— START Given data —

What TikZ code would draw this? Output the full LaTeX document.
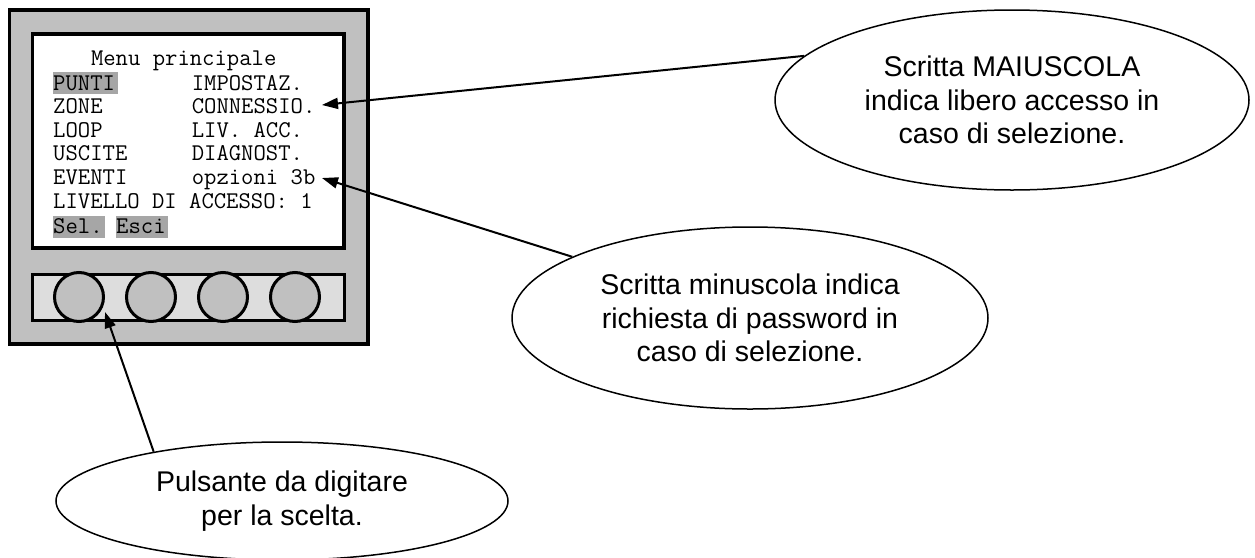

— END Given data —
— START Given data —

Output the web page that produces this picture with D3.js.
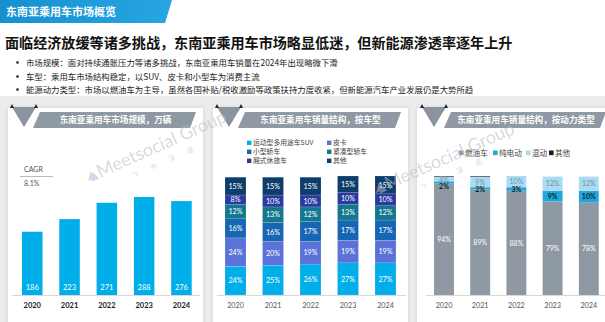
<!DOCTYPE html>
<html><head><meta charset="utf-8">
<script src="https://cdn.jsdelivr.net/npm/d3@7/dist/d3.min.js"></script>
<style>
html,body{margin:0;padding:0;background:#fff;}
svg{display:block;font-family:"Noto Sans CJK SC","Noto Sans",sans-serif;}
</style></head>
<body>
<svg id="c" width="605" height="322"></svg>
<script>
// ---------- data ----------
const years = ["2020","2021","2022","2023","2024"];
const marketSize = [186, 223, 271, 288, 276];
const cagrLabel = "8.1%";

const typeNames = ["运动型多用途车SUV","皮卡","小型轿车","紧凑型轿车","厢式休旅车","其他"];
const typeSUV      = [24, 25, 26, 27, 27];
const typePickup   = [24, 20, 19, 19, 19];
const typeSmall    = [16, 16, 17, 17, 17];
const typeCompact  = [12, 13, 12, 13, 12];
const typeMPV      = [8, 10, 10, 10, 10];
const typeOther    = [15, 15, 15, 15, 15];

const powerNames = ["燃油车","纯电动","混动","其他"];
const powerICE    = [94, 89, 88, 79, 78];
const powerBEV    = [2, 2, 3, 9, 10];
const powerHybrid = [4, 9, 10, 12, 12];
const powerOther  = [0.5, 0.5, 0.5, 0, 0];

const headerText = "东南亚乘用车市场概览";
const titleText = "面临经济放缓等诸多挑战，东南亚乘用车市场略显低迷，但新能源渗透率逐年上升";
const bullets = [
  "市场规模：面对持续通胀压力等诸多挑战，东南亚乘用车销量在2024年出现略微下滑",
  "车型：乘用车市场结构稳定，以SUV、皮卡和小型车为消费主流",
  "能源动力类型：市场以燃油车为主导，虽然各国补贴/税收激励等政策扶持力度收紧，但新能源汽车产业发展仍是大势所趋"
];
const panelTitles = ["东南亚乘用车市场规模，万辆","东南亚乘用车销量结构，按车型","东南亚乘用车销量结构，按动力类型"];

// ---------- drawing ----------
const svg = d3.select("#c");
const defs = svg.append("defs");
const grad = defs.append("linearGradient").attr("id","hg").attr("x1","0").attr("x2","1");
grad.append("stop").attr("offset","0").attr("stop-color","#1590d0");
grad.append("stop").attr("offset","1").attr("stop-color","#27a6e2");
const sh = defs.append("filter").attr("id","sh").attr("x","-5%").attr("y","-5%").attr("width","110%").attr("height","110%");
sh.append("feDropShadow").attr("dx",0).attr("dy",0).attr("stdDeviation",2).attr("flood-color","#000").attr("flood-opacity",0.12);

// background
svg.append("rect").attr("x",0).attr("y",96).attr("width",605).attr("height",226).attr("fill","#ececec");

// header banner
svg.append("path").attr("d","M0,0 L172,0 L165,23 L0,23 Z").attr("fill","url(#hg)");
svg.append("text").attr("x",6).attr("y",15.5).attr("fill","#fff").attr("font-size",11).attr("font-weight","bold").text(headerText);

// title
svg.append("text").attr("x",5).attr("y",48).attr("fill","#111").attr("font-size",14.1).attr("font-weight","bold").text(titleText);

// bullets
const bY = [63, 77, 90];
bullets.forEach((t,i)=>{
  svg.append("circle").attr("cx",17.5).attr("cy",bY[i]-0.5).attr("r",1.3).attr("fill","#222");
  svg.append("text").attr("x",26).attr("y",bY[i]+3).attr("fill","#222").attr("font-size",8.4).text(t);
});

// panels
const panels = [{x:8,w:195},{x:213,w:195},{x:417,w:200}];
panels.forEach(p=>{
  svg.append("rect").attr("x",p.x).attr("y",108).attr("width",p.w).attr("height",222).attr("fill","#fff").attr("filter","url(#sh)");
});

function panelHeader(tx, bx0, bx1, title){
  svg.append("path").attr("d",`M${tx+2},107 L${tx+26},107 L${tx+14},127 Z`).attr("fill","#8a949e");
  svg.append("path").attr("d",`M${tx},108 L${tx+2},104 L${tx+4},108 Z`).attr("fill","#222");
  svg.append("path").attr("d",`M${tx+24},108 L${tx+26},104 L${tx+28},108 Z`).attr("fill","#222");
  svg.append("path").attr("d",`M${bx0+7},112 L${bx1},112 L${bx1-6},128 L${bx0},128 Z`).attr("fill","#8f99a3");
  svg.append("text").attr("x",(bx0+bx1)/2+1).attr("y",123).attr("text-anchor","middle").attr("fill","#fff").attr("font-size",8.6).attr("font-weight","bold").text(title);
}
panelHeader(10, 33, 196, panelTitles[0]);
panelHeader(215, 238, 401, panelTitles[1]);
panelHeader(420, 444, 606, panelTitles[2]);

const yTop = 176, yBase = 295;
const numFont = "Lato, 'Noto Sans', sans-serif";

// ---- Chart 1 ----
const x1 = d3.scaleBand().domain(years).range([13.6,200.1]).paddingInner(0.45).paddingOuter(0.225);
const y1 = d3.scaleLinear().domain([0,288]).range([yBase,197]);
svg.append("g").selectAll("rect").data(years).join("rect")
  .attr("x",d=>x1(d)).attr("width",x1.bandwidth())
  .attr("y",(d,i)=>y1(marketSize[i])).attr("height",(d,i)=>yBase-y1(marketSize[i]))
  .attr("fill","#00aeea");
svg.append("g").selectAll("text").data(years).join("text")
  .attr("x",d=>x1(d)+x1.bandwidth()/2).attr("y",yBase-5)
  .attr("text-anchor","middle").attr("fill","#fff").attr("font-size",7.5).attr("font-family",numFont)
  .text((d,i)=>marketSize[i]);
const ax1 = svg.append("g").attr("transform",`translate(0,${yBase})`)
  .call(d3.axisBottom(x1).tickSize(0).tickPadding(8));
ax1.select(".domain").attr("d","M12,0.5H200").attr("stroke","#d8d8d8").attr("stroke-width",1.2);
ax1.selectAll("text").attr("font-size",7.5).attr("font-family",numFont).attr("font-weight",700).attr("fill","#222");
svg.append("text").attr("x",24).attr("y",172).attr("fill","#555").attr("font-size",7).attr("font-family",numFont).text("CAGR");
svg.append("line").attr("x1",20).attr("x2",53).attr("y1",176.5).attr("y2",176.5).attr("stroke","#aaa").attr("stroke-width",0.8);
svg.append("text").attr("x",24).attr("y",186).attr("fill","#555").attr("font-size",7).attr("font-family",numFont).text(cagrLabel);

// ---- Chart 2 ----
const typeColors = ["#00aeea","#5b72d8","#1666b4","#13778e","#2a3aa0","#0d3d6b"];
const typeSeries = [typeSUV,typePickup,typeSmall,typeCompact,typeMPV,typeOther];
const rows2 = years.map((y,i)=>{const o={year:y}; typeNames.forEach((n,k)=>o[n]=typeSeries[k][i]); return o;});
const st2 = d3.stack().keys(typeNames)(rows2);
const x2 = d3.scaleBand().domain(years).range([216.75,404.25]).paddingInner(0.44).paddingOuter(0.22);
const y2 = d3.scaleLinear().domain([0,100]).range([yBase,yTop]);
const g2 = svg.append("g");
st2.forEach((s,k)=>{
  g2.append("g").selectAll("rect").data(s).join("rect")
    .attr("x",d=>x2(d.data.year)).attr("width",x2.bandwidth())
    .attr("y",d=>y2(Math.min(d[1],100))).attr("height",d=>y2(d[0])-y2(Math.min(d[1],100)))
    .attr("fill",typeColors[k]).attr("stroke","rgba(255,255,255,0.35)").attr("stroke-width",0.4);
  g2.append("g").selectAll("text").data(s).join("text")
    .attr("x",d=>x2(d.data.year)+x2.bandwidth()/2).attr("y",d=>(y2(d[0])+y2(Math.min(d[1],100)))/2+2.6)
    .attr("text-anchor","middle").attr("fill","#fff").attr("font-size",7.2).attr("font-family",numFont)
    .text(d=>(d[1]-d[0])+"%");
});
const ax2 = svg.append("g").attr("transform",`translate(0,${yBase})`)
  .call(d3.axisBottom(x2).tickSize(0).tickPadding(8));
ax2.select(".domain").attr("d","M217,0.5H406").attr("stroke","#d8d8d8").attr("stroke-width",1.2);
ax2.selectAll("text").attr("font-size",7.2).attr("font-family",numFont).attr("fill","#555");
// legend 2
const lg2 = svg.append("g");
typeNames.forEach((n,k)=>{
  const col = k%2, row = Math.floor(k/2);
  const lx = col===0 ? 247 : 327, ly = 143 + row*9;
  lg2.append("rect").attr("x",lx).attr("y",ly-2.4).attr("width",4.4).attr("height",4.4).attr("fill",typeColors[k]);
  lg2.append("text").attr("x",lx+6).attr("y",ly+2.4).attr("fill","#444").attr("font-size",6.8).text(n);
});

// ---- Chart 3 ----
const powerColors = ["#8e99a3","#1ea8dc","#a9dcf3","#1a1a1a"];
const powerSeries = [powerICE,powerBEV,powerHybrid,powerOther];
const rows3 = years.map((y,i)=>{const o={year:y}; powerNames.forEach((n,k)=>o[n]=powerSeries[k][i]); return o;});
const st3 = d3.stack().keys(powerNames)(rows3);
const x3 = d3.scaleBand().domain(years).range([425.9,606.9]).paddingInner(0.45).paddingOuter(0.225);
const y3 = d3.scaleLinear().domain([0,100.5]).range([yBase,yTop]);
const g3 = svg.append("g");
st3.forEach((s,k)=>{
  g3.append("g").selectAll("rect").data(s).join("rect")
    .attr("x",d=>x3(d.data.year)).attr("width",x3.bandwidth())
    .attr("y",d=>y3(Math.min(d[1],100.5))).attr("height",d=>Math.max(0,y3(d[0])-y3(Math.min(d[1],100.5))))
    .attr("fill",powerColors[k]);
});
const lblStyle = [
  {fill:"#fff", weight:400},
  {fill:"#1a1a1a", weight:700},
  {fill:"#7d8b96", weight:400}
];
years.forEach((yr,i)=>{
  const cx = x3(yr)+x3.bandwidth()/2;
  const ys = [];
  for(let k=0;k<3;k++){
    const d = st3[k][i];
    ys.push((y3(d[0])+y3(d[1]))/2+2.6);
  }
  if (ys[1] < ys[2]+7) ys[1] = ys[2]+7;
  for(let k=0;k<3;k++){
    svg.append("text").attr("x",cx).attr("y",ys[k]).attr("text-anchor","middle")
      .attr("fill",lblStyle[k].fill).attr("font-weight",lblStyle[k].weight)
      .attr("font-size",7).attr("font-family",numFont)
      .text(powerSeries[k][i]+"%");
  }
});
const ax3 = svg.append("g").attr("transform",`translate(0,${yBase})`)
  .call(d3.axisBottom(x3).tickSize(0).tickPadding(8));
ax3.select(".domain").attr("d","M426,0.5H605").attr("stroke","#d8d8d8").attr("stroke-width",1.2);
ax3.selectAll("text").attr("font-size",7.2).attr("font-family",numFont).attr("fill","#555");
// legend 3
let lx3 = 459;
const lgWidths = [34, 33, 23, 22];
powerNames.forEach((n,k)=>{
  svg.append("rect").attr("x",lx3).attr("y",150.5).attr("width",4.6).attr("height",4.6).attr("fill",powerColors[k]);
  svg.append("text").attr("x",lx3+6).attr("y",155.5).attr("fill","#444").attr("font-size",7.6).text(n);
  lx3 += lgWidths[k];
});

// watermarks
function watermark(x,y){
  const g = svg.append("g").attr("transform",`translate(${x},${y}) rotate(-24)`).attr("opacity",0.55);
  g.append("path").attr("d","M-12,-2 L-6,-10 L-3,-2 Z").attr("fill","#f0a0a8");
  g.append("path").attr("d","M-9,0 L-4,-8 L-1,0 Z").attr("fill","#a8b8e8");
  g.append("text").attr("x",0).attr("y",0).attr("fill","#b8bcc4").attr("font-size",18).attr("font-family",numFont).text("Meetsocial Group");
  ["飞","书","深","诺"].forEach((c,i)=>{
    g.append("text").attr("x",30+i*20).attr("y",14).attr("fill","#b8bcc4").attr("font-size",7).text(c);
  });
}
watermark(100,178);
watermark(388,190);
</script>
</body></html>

— END Given data —
— START Given data —

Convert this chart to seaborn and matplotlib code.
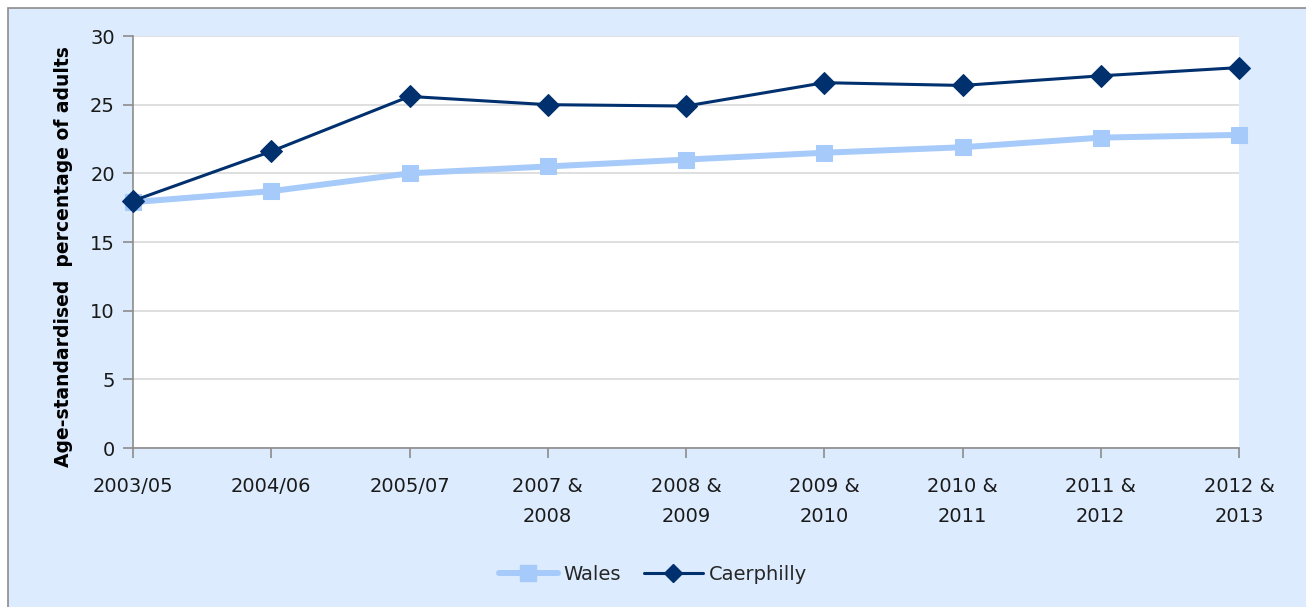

— END Given data —

_What you will do_: Find the lines holding "Output" and list every one.

_Exercise answer_:
What TikZ code would draw this? Output the full LaTeX document.
Output the web page that produces this picture with D3.js.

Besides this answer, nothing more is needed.